Some theaters offer eyeglasses that display captions across the bottom of the inside surface of the lens, so that only the wearer can see them. Others provide little screens mounted on the end of flexible arms that are positioned in the moviegoer's cupholder.

Without captions, "I was only aware of the gross plot," said Kutner, 76, of Havertown.

What's more, theaters that buy the technology often acquire audio headsets for the blind as well. The wearer hears an audio track that includes both the regular movie dialogue as well as the voice of a narrator who describes the action on the screen. But many movies are not yet equipped with this narrative track, and a small percentage of films also do not have captions.

Advocates for the visually or hearing-impaired have pushed for years for these technologies, among them Kutner, who chaired a caption committee for the Pennsylvania office of the Hearing Loss Association of America. State and federal governments also have pressured theaters through litigation and proposed regulations.

But what really broke the logjam was the recent shift from traditional film projectors to digital projection systems.

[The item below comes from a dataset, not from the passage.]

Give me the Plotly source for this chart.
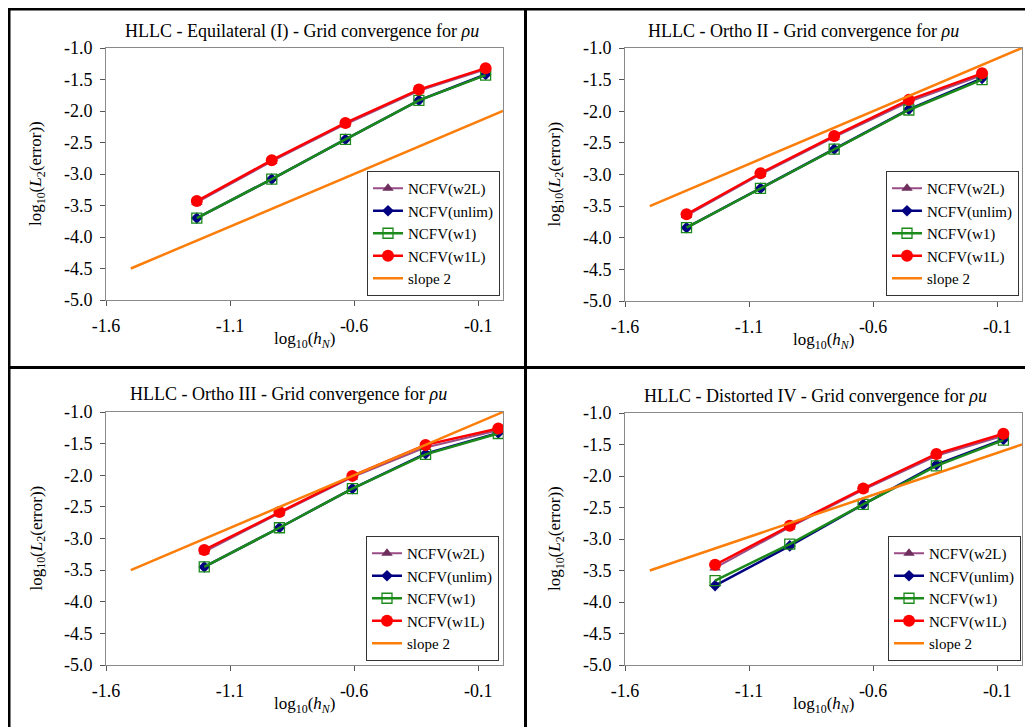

The new projectors are expensive, at $100,000 apiece, but once purchased, the caption and narration technologies can be readily added on for $5,000 to $10,000, industry officials said.

Both caption devices and narration headsets are now available at all local Regal Cinemas, United Artists Theaters, and AMC Theaters. Smaller nonprofit theaters have been slower to add these services, generally because it takes time to raise money for the digital projectors.

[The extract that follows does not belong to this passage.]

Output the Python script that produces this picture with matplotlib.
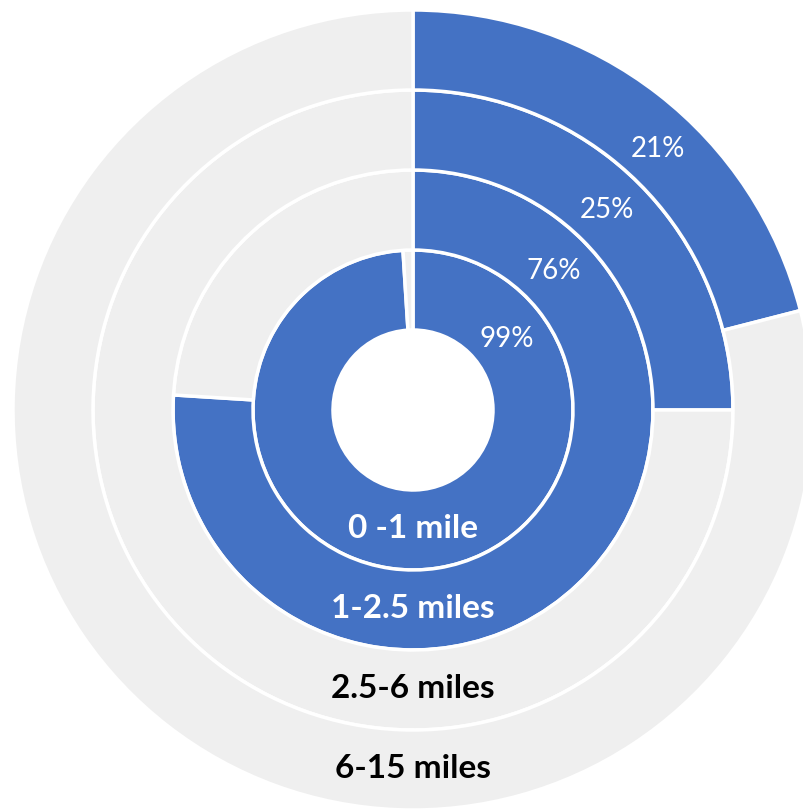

Bryn Mawr Film Institute has installed both caption and narration technologies for all four of its screens, as have the Ritz theaters in the city.

The movie theaters in Ambler, Doylestown, and Jenkintown plan to install them as well, said Chris Collier, associate director of Renew Theaters, which manages all three. The goal is to install the system at the Ambler Theater by late summer, with the other two - County Theater and the Hiway Theater - to follow at some point after.

The caption devices are not perfect. At a showing of American Hustle last month at AMC 309 Cinema 9 in North Wales, the system occasionally skipped a few lines of dialogue.

Another problem, albeit an infrequent one, is accuracy of dialogue.

For example in American Hustle, when the FBI agent posing as a sheikh seeks a quickie U.S. citizenship, one of the characters remarks that this would require an "act of Congress."

On the caption device, however, the words read "active Congress."

Still, Kutner raves about the technology.

A retired attorney, Kutner wears hearing aids and does very well in normal conversation. But as anyone with hearing loss can attest, theaters are another story.

Actors sometimes mumble, or they face away from the audience, making it impossible to read their lips.

At the Bryn Mawr Film Institute this month, Kutner demonstrated a caption device made by California-based USL Inc., adjusting the small screen so he could see the words while watching an excerpt of The Grand Budapest Hotel. The captions were transmitted to his device by infrared signal.

Kutner estimates that he goes to the movies two or three times a month, always using a caption device.

"People say to me, 'What is that?' " he said.

The audio headsets for the blind also are a huge help, said George Holliday, director of the Wills Eye Resource Center for the Visually Impaired.

Holliday is blind, and he calls theaters ahead of time to make sure the headset batteries are charged.

The narration, also called audio description, is skillfully recorded in the gaps between the actors' dialogue and other sounds in the movie. The narrator describes such things as the physical activity of the actors, such as whether they are driving a car, throwing a punch, or even smiling or frowning.

"People might not think that's much, but that's a lot when you can't see it," Holliday said.

There remains one issue that no technology can overcome: personal taste.

Now that Kutner can read every word of dialogue in a movie, he has a better realization that director Wes Anderson is not his cup of tea.

"It's very strange," Kutner said of The Grand Budapest Hotel. "You have to like this guy."